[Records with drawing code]
_ _ _ _ _ _ _

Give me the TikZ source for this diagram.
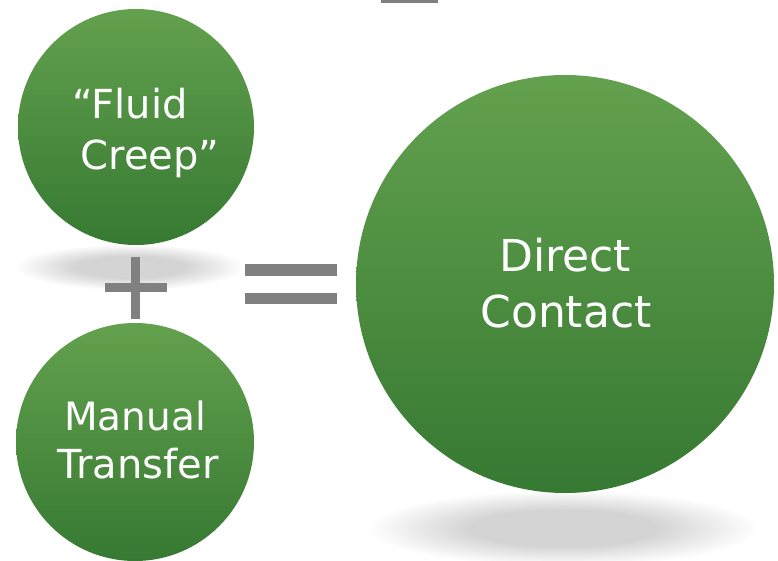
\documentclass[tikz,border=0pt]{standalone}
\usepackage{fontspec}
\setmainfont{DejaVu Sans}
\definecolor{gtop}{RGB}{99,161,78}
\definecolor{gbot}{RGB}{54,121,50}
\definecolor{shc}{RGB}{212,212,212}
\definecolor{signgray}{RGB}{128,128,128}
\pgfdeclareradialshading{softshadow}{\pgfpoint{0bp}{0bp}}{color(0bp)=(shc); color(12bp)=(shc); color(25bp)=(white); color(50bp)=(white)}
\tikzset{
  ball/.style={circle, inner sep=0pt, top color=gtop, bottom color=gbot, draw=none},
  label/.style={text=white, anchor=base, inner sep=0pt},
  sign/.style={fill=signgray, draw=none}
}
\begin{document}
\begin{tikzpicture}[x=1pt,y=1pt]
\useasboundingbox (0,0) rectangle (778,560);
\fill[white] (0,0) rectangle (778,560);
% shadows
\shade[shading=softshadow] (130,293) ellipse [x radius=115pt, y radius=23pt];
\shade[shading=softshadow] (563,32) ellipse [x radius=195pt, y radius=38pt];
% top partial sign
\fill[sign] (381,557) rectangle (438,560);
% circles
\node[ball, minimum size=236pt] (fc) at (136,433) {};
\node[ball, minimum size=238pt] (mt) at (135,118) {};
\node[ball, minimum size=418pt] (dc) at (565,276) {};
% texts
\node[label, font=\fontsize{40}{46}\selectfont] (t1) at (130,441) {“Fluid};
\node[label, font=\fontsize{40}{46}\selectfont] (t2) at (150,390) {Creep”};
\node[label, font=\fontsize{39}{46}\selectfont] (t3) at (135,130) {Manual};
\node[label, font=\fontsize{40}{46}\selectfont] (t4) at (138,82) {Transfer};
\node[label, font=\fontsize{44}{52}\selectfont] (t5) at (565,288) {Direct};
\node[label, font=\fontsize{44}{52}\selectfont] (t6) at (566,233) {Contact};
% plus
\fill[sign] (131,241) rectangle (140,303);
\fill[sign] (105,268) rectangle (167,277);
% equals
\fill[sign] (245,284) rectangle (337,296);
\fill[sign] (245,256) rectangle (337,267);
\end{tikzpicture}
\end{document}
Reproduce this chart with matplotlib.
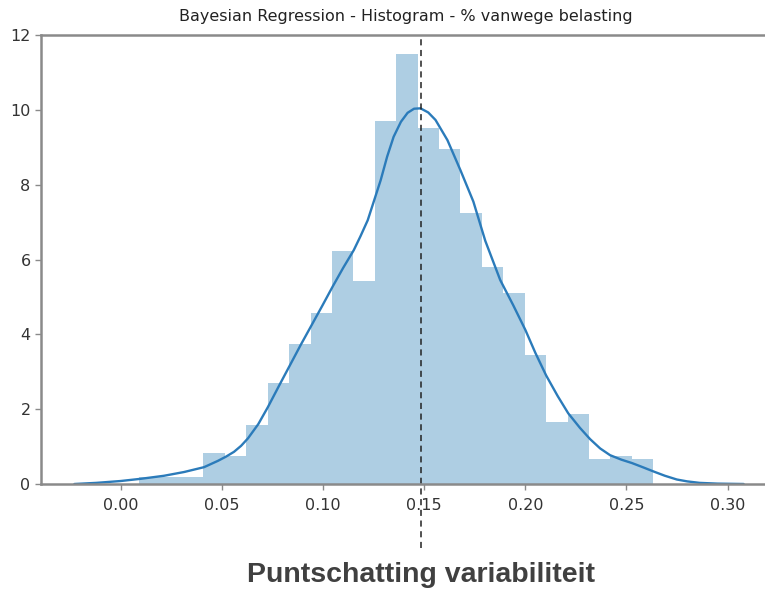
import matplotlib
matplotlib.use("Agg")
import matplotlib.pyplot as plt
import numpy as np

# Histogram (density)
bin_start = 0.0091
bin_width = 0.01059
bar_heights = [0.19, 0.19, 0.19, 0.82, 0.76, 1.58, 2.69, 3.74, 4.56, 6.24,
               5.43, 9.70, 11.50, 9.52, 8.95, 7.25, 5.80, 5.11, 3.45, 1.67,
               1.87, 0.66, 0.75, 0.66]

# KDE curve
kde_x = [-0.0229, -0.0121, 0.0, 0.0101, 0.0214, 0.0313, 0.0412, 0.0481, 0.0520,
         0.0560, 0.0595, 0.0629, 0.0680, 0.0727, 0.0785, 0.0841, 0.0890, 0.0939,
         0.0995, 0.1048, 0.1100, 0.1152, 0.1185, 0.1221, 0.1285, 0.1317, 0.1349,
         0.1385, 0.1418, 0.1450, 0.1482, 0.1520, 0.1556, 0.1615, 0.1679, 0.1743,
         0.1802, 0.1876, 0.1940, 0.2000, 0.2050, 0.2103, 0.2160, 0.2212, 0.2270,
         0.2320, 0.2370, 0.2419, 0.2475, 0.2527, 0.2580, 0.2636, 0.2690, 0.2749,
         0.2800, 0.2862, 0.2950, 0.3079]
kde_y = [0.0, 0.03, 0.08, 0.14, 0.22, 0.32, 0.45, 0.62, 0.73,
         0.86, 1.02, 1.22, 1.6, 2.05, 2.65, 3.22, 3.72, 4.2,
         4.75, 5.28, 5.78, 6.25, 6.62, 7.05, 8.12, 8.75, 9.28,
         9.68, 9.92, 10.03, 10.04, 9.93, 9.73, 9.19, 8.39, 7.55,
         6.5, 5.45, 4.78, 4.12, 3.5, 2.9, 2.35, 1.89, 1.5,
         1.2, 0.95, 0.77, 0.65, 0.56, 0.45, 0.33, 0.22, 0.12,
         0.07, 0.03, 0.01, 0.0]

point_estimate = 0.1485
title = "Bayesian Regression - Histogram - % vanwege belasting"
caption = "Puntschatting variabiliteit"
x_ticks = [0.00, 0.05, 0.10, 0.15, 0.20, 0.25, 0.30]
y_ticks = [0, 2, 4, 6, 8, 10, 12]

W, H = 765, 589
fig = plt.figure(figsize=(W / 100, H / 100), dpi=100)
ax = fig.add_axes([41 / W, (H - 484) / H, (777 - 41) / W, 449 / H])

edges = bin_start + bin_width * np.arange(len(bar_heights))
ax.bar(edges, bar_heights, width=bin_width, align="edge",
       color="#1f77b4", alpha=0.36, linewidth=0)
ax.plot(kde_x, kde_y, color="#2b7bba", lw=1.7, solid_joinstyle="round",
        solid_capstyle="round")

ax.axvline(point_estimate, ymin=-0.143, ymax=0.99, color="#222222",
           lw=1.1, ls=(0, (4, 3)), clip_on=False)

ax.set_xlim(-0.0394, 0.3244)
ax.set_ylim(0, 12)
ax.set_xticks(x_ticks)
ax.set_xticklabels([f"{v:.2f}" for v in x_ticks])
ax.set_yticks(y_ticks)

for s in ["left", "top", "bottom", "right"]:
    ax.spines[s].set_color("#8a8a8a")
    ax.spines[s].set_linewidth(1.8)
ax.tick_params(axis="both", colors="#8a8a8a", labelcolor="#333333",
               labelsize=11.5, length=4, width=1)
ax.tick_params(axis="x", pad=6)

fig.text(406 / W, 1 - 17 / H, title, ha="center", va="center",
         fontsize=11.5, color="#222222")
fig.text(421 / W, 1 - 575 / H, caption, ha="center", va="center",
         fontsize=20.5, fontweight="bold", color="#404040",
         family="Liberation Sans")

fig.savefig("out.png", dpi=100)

_ _ _ _ _ _ _

Write out the records above exactly as they appear, leaving out any pictures.

Give me the TikZ source for this diagram.
\documentclass[tikz,border=0pt]{standalone}
\usepackage{fontspec}
\setmainfont{DejaVu Sans}
\definecolor{gtop}{RGB}{99,161,78}
\definecolor{gbot}{RGB}{54,121,50}
\definecolor{shc}{RGB}{212,212,212}
\definecolor{signgray}{RGB}{128,128,128}
\pgfdeclareradialshading{softshadow}{\pgfpoint{0bp}{0bp}}{color(0bp)=(shc); color(12bp)=(shc); color(25bp)=(white); color(50bp)=(white)}
\tikzset{
  ball/.style={circle, inner sep=0pt, top color=gtop, bottom color=gbot, draw=none},
  label/.style={text=white, anchor=base, inner sep=0pt},
  sign/.style={fill=signgray, draw=none}
}
\begin{document}
\begin{tikzpicture}[x=1pt,y=1pt]
\useasboundingbox (0,0) rectangle (778,560);
\fill[white] (0,0) rectangle (778,560);
% shadows
\shade[shading=softshadow] (130,293) ellipse [x radius=115pt, y radius=23pt];
\shade[shading=softshadow] (563,32) ellipse [x radius=195pt, y radius=38pt];
% top partial sign
\fill[sign] (381,557) rectangle (438,560);
% circles
\node[ball, minimum size=236pt] (fc) at (136,433) {};
\node[ball, minimum size=238pt] (mt) at (135,118) {};
\node[ball, minimum size=418pt] (dc) at (565,276) {};
% texts
\node[label, font=\fontsize{40}{46}\selectfont] (t1) at (130,441) {“Fluid};
\node[label, font=\fontsize{40}{46}\selectfont] (t2) at (150,390) {Creep”};
\node[label, font=\fontsize{39}{46}\selectfont] (t3) at (135,130) {Manual};
\node[label, font=\fontsize{40}{46}\selectfont] (t4) at (138,82) {Transfer};
\node[label, font=\fontsize{44}{52}\selectfont] (t5) at (565,288) {Direct};
\node[label, font=\fontsize{44}{52}\selectfont] (t6) at (566,233) {Contact};
% plus
\fill[sign] (131,241) rectangle (140,303);
\fill[sign] (105,268) rectangle (167,277);
% equals
\fill[sign] (245,284) rectangle (337,296);
\fill[sign] (245,256) rectangle (337,267);
\end{tikzpicture}
\end{document}
Reproduce this chart with matplotlib.
import matplotlib
matplotlib.use("Agg")
import matplotlib.pyplot as plt
import numpy as np

# Histogram (density)
bin_start = 0.0091
bin_width = 0.01059
bar_heights = [0.19, 0.19, 0.19, 0.82, 0.76, 1.58, 2.69, 3.74, 4.56, 6.24,
               5.43, 9.70, 11.50, 9.52, 8.95, 7.25, 5.80, 5.11, 3.45, 1.67,
               1.87, 0.66, 0.75, 0.66]

# KDE curve
kde_x = [-0.0229, -0.0121, 0.0, 0.0101, 0.0214, 0.0313, 0.0412, 0.0481, 0.0520,
         0.0560, 0.0595, 0.0629, 0.0680, 0.0727, 0.0785, 0.0841, 0.0890, 0.0939,
         0.0995, 0.1048, 0.1100, 0.1152, 0.1185, 0.1221, 0.1285, 0.1317, 0.1349,
         0.1385, 0.1418, 0.1450, 0.1482, 0.1520, 0.1556, 0.1615, 0.1679, 0.1743,
         0.1802, 0.1876, 0.1940, 0.2000, 0.2050, 0.2103, 0.2160, 0.2212, 0.2270,
         0.2320, 0.2370, 0.2419, 0.2475, 0.2527, 0.2580, 0.2636, 0.2690, 0.2749,
         0.2800, 0.2862, 0.2950, 0.3079]
kde_y = [0.0, 0.03, 0.08, 0.14, 0.22, 0.32, 0.45, 0.62, 0.73,
         0.86, 1.02, 1.22, 1.6, 2.05, 2.65, 3.22, 3.72, 4.2,
         4.75, 5.28, 5.78, 6.25, 6.62, 7.05, 8.12, 8.75, 9.28,
         9.68, 9.92, 10.03, 10.04, 9.93, 9.73, 9.19, 8.39, 7.55,
         6.5, 5.45, 4.78, 4.12, 3.5, 2.9, 2.35, 1.89, 1.5,
         1.2, 0.95, 0.77, 0.65, 0.56, 0.45, 0.33, 0.22, 0.12,
         0.07, 0.03, 0.01, 0.0]

point_estimate = 0.1485
title = "Bayesian Regression - Histogram - % vanwege belasting"
caption = "Puntschatting variabiliteit"
x_ticks = [0.00, 0.05, 0.10, 0.15, 0.20, 0.25, 0.30]
y_ticks = [0, 2, 4, 6, 8, 10, 12]

W, H = 765, 589
fig = plt.figure(figsize=(W / 100, H / 100), dpi=100)
ax = fig.add_axes([41 / W, (H - 484) / H, (777 - 41) / W, 449 / H])

edges = bin_start + bin_width * np.arange(len(bar_heights))
ax.bar(edges, bar_heights, width=bin_width, align="edge",
       color="#1f77b4", alpha=0.36, linewidth=0)
ax.plot(kde_x, kde_y, color="#2b7bba", lw=1.7, solid_joinstyle="round",
        solid_capstyle="round")

ax.axvline(point_estimate, ymin=-0.143, ymax=0.99, color="#222222",
           lw=1.1, ls=(0, (4, 3)), clip_on=False)

ax.set_xlim(-0.0394, 0.3244)
ax.set_ylim(0, 12)
ax.set_xticks(x_ticks)
ax.set_xticklabels([f"{v:.2f}" for v in x_ticks])
ax.set_yticks(y_ticks)

for s in ["left", "top", "bottom", "right"]:
    ax.spines[s].set_color("#8a8a8a")
    ax.spines[s].set_linewidth(1.8)
ax.tick_params(axis="both", colors="#8a8a8a", labelcolor="#333333",
               labelsize=11.5, length=4, width=1)
ax.tick_params(axis="x", pad=6)

fig.text(406 / W, 1 - 17 / H, title, ha="center", va="center",
         fontsize=11.5, color="#222222")
fig.text(421 / W, 1 - 575 / H, caption, ha="center", va="center",
         fontsize=20.5, fontweight="bold", color="#404040",
         family="Liberation Sans")

fig.savefig("out.png", dpi=100)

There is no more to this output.